I never met Bob Chase. For a long time I did not know his name. But he was one of those memorable voices that one never forgets. And, it appears that I was not alone.
Bob Chase (born Robert Donald Wallenstein) died on November 25 at the age of 90. He was longtime WOWO Sports Director and Fort Wayne Komets broadcaster. But that was just the start of the story and hardly explains why he meant so much to so many.
As an article at the Fort Wayne News-Sentinel explained:
“Perhaps no one in Fort Wayne history did more to promote the city, just as it’s possible no one has ever introduced hockey to more new fans or caused more to love it. Chase’s voice was known to generations across the country and throughout several countries during his 63-year tenure with WOWO and the Komets”.
I, like many was introduced to Bob Chase in the 1960’s – even though I did not know his name.
Throughout the 1950s and much of the 1960s, Chase’s broadcast on WOWO was a clear channel broadcast that could be heard throughout North America.
At the time there were six NHL teams but their broadcast availability was spotty (there was even less TV). So along with the Canadiens in French, the Bruins on WBZ, Detroit’s Bud Lynch if the wind was blowing in the right direction, and CBC Sunday night hockey, there were minor league voices who were heard strong and clear. They came not from New York or Chicago, but rather from Rochester, Baltimore, Buffalo, Cleveland and Fort Wayne.
In the case of Bob Chase out of Fort Wayne, his was the only one throughout the International Hockey League and the only hockey broadcast throughout much of the rest of the country. During the era of six NHL teams, the game he saw was the only one to visualize for many young fans who’d fall asleep listening to their transistor radios hidden under the covers. Today there are millions of hockey fans because Bob Chase introduced their fathers, grandfathers and maybe even great-grandfathers to the game.
And, he kept going for some six decades – broadcasting in a style that was bigger than the game played – he was a voice of “the game” and a voice that painted pictures in our imaginations.
“It’s a real privilege to have it,’’ he said in an emotional statement in 2004. “I have trouble … I love it. I’m honored to be accepted. I’m a native now. You earn it, you just hope you can keep it. I’m honored and thankful.’’

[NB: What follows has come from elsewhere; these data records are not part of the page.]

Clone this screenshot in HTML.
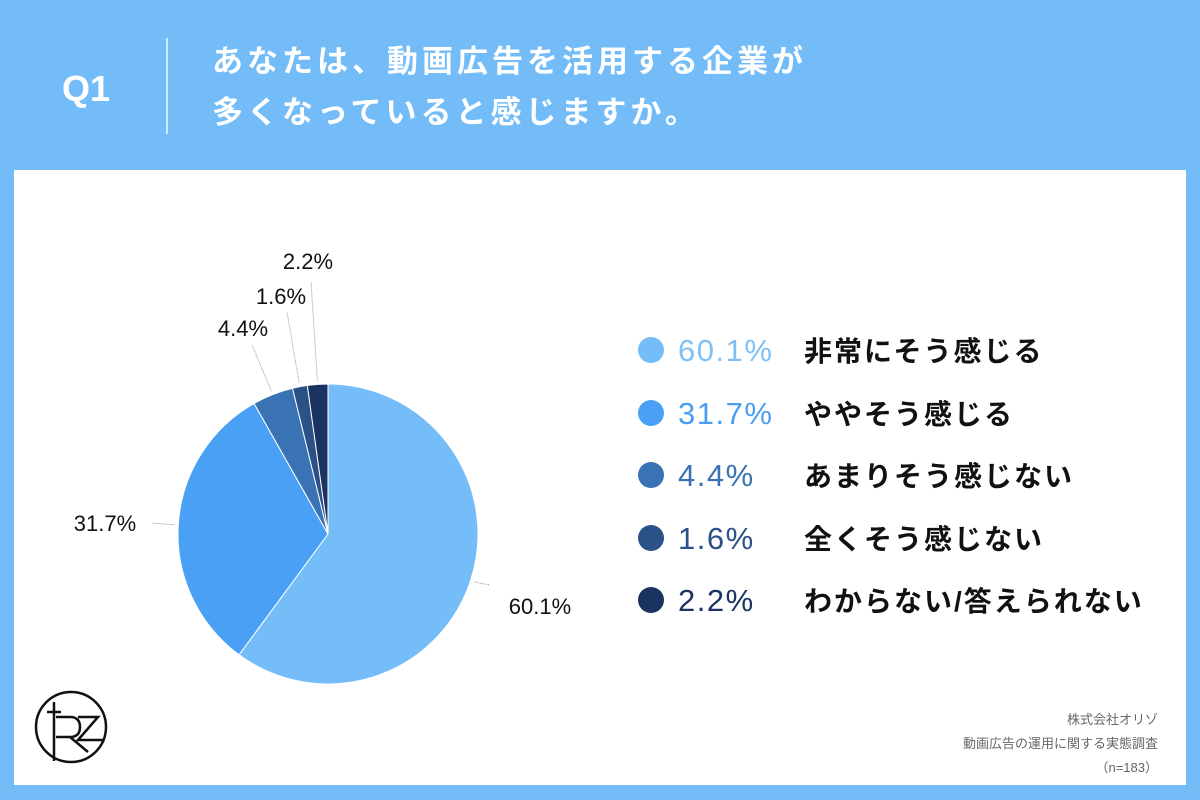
<!DOCTYPE html>
<html><head><meta charset="utf-8"><style>
body{margin:0;width:1200px;height:800px;background:#73bcf8;position:relative;overflow:hidden;font-family:"Liberation Sans","Noto Sans CJK JP",sans-serif}
.abs{position:absolute}
</style></head><body>
<div class="abs" style="left:62px;top:68px;color:#fff;font-size:36px;font-weight:bold">Q1</div>
<div class="abs" style="left:166px;top:38px;width:2px;height:96px;background:#d6ecfd"></div>
<div class="abs" style="left:212px;top:36px;color:#fff;font-size:31px;letter-spacing:4px;font-weight:bold;line-height:51px">あなたは、動画広告を活用する企業が<br>多くなっていると感じますか。</div>
<div class="abs" style="left:14px;top:170px;width:1172px;height:615px;background:#fff"></div>
<svg class="abs" style="left:0;top:0" width="1200" height="800">
<g id="pie"></g>
<g fill="none" stroke="#111" stroke-width="2.5">
<circle cx="71" cy="727" r="35"/>
<line x1="54" y1="702" x2="54" y2="761"/><line x1="47" y1="712" x2="61" y2="712"/>
<path d="M56 717 H70 Q80 717 80 727 Q80 737 70 737 H56"/><line x1="70" y1="737" x2="88" y2="752"/>
<path d="M78 717 H98 L78 740 H104"/>
</g>
</svg>
<div id="legend"></div>
<div class="abs" style="right:42px;top:708px;text-align:right;font-size:13px;color:#666;line-height:24px">株式会社オリゾ<br>動画広告の運用に関する実態調査<br>（n=183）</div>
<script>
const categories=["非常にそう感じる","ややそう感じる","あまりそう感じない","全くそう感じない","わからない/答えられない"];
const values=[60.1,31.7,4.4,1.6,2.2];
const labels=["60.1%","31.7%","4.4%","1.6%","2.2%"];
const colors=["#74bdf8","#4aa0f5","#3a73b3","#2b5287","#1b3360"];
const pctColors=["#80c0f5","#4a9ef0","#3a73b3","#2b5287","#1b3360"];
const cx=328,cy=534,r=150;
const total=values.reduce((a,b)=>a+b,0);
const ns="http://www.w3.org/2000/svg";
const g=document.getElementById('pie');
const labelPos=[[540,606],[105,523],[243,328],[281,296],[308,261]];
const lineEnd=[[490,585],[152,523],[252,345],[287,312],[311,282]];
let a=0;
values.forEach((v,i)=>{
  const a0=a, a1=a+v/total*2*Math.PI; a=a1;
  const p=(t,rr)=>[cx+rr*Math.sin(t),cy-rr*Math.cos(t)];
  const [x0,y0]=p(a0,r),[x1,y1]=p(a1,r);
  const path=document.createElementNS(ns,'path');
  path.setAttribute('d',`M${cx} ${cy} L${x0} ${y0} A${r} ${r} 0 ${a1-a0>Math.PI?1:0} 1 ${x1} ${y1}Z`);
  path.setAttribute('fill',colors[i]);path.setAttribute('stroke','#fff');path.setAttribute('stroke-width','1');
  
  
  g.appendChild(path);
  const [mx,my]=p((a0+a1)/2,r+4);
  const ln=document.createElementNS(ns,'line');
  ln.setAttribute('x1',mx);ln.setAttribute('y1',my);ln.setAttribute('x2',lineEnd[i][0]);ln.setAttribute('y2',lineEnd[i][1]);
  ln.setAttribute('stroke','#999');ln.setAttribute('stroke-width','1');ln.setAttribute('stroke-dasharray','1 1');
  
  
  g.appendChild(ln);
  const t=document.createElementNS(ns,'text');
  t.setAttribute('x',labelPos[i][0]);t.setAttribute('y',labelPos[i][1]+8);
  t.setAttribute('text-anchor','middle');t.setAttribute('font-size','22');t.setAttribute('fill','#111');
  t.textContent=labels[i];
  
  
  g.appendChild(t);
});
const lg=document.getElementById('legend');
categories.forEach((c,i)=>{
  const y=350+i*62.5;
  const row=document.createElement('div');
  row.className='abs';row.style.cssText=`left:636px;top:${y-20}px;height:40px;width:550px`;
  
  
  row.innerHTML=`<div style="position:absolute;left:2px;top:7px;width:26px;height:26px;border-radius:50%;background:${colors[i]}"></div>
<div style="position:absolute;left:42px;top:3px;font-size:31px;letter-spacing:1.5px;color:${pctColors[i]}">${labels[i]}</div>
<div style="position:absolute;left:168px;top:0px;font-size:28px;letter-spacing:2px;font-weight:bold;color:#111">${c}</div>`;
  lg.appendChild(row);
});
</script>
</body></html>
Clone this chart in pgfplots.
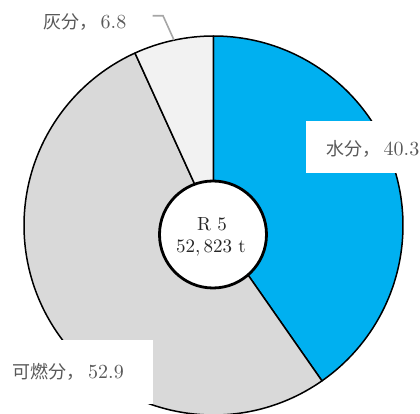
\documentclass[border=0pt]{standalone}
\usepackage{pgfplots}
\pgfplotsset{compat=1.18}
\usepackage{pgfplotstable}
\usepackage{fontspec}
\newfontfamily\cjk{Noto Sans CJK JP}
\definecolor{water}{HTML}{00B0F0}
\definecolor{comb}{HTML}{D9D9D9}
\definecolor{ash}{HTML}{F2F2F2}
\definecolor{lbl}{HTML}{595959}
\definecolor{lead}{HTML}{A6A6A6}
\pgfplotstableread{
name value
water 40.3
comb 52.9
ash 6.8
}\piedata
\newcommand\num[1]{{\fontsize{10pt}{12pt}\selectfont\,#1}}
\begin{document}
\begin{tikzpicture}
\pgfplotstablegetelem{0}{value}\of\piedata \let\vA\pgfplotsretval
\pgfplotstablegetelem{1}{value}\of\piedata \let\vB\pgfplotsretval
\pgfplotstablegetelem{2}{value}\of\piedata \let\vC\pgfplotsretval
\pgfmathsetmacro\aA{90}
\pgfmathsetmacro\aB{90-3.6*\vA}
\pgfmathsetmacro\aC{\aB-3.6*\vB}
\pgfmathsetmacro\aD{\aC-3.6*\vC}
\def\R{94.75pt}
\begin{axis}[
  x=0.5pt, y=0.5pt,
  xmin=0, xmax=420, ymin=0, ymax=414,
  hide axis, clip=false,
]
\coordinate (BL) at (axis cs:0,0);
\coordinate (TR) at (axis cs:420,414);
\coordinate (C) at (axis cs:213.5,188.5);
% sectors
\filldraw[fill=water, draw=black, line width=0.75pt, line join=round]
  (C) -- ++(\aA:\R) arc[start angle=\aA, end angle=\aB, radius=\R] -- cycle;
\filldraw[fill=comb, draw=black, line width=0.75pt, line join=round]
  (C) -- ++(\aB:\R) arc[start angle=\aB, end angle=\aC, radius=\R] -- cycle;
\filldraw[fill=ash, draw=black, line width=0.75pt, line join=round]
  (C) -- ++(\aC:\R) arc[start angle=\aC, end angle=\aD, radius=\R] -- cycle;
% centre circle
\filldraw[fill=white, draw=black, line width=1.4pt] (axis cs:213,179.5) circle[radius=26.75pt];
\node[text=black!85, font=\fontsize{9.5pt}{11pt}\selectfont, inner sep=0pt] at (axis cs:212,189.5) {R 5};
\node[text=black!85, font=\fontsize{9.5pt}{11pt}\selectfont, inner sep=0pt] at (axis cs:211,165.5) {52,\,823 t};
% label boxes
\fill[white] (axis cs:306,241) rectangle (axis cs:432,293);
\node[anchor=west, text=lbl, font=\fontsize{9pt}{11pt}\selectfont, inner sep=0pt] at (axis cs:326,265) {{\cjk 水分，}\num{40.3}};
\fill[white] (axis cs:-10,10) rectangle (axis cs:153,74);
\node[anchor=west, text=lbl, font=\fontsize{9pt}{11pt}\selectfont, inner sep=0pt] at (axis cs:12.5,42) {{\cjk 可燃分，}\num{52.9}};
\node[anchor=west, text=lbl, font=\fontsize{9pt}{11pt}\selectfont, inner sep=0pt] at (axis cs:43,391.5) {{\cjk 灰分，}\num{6.8}};
\draw[lead, line width=0.8pt] (axis cs:152.7,398.3) -- (axis cs:163,398.3) -- (axis cs:174,374);
\end{axis}
\pgfresetboundingbox
\useasboundingbox (BL) rectangle (TR);
\end{tikzpicture}
\end{document}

Little would be said now of Bob Chase’s passing outside of Fort Wayne had it not been for Mike Emrick, the voice of hockey on NBC.
For Emrick, Bob Chase was a mentor going way back to when Doc was a teenager and a budding broadcaster. From listening to Doc Emrick Bob Chase taught him about broadcasting and about life. Doc is one of the nicest people around – he probably possessed that strength inherently, but have Bob Chase as a role model only helped, as Emrick explains.
He told me as much in a Journeys into Hockey podcast some years ago (regretfully that podcast and others have been”lost”). But in our fun interview, Doc Emrick spent considerable time praising Chase as a voice who did not get his due for his contribution to hockey. According to Emrick, he was overlooked.
Thanks to Doc, the same can no longer be said.
It was especially poignant to see how Doc honoured Bob Chase a few years back in Fort Wayne. Below is an image captured of when they called a game together. It appeared a special relationship between to men dear to many.
We thank Mike Emrick for making Bob Chase known to the rest of us. And, we thank Bob Chase for the memories he created for us – and in the professional manner he did so.
He was a member of the Indiana Sportswriters and Sports Broadcasters Hall of Fame. He was inducted into the Indiana Broadcasters Association’s Broadcast Pioneers Hall of Fame Award in 2000. He was also named ECHL Broadcaster of the Year after the 2013-14 season, adding to similar honors from the International Hockey League, the United Hockey League and Central Hockey League. A good case can be made that he deserves a place in the Hockey Hall of Fame.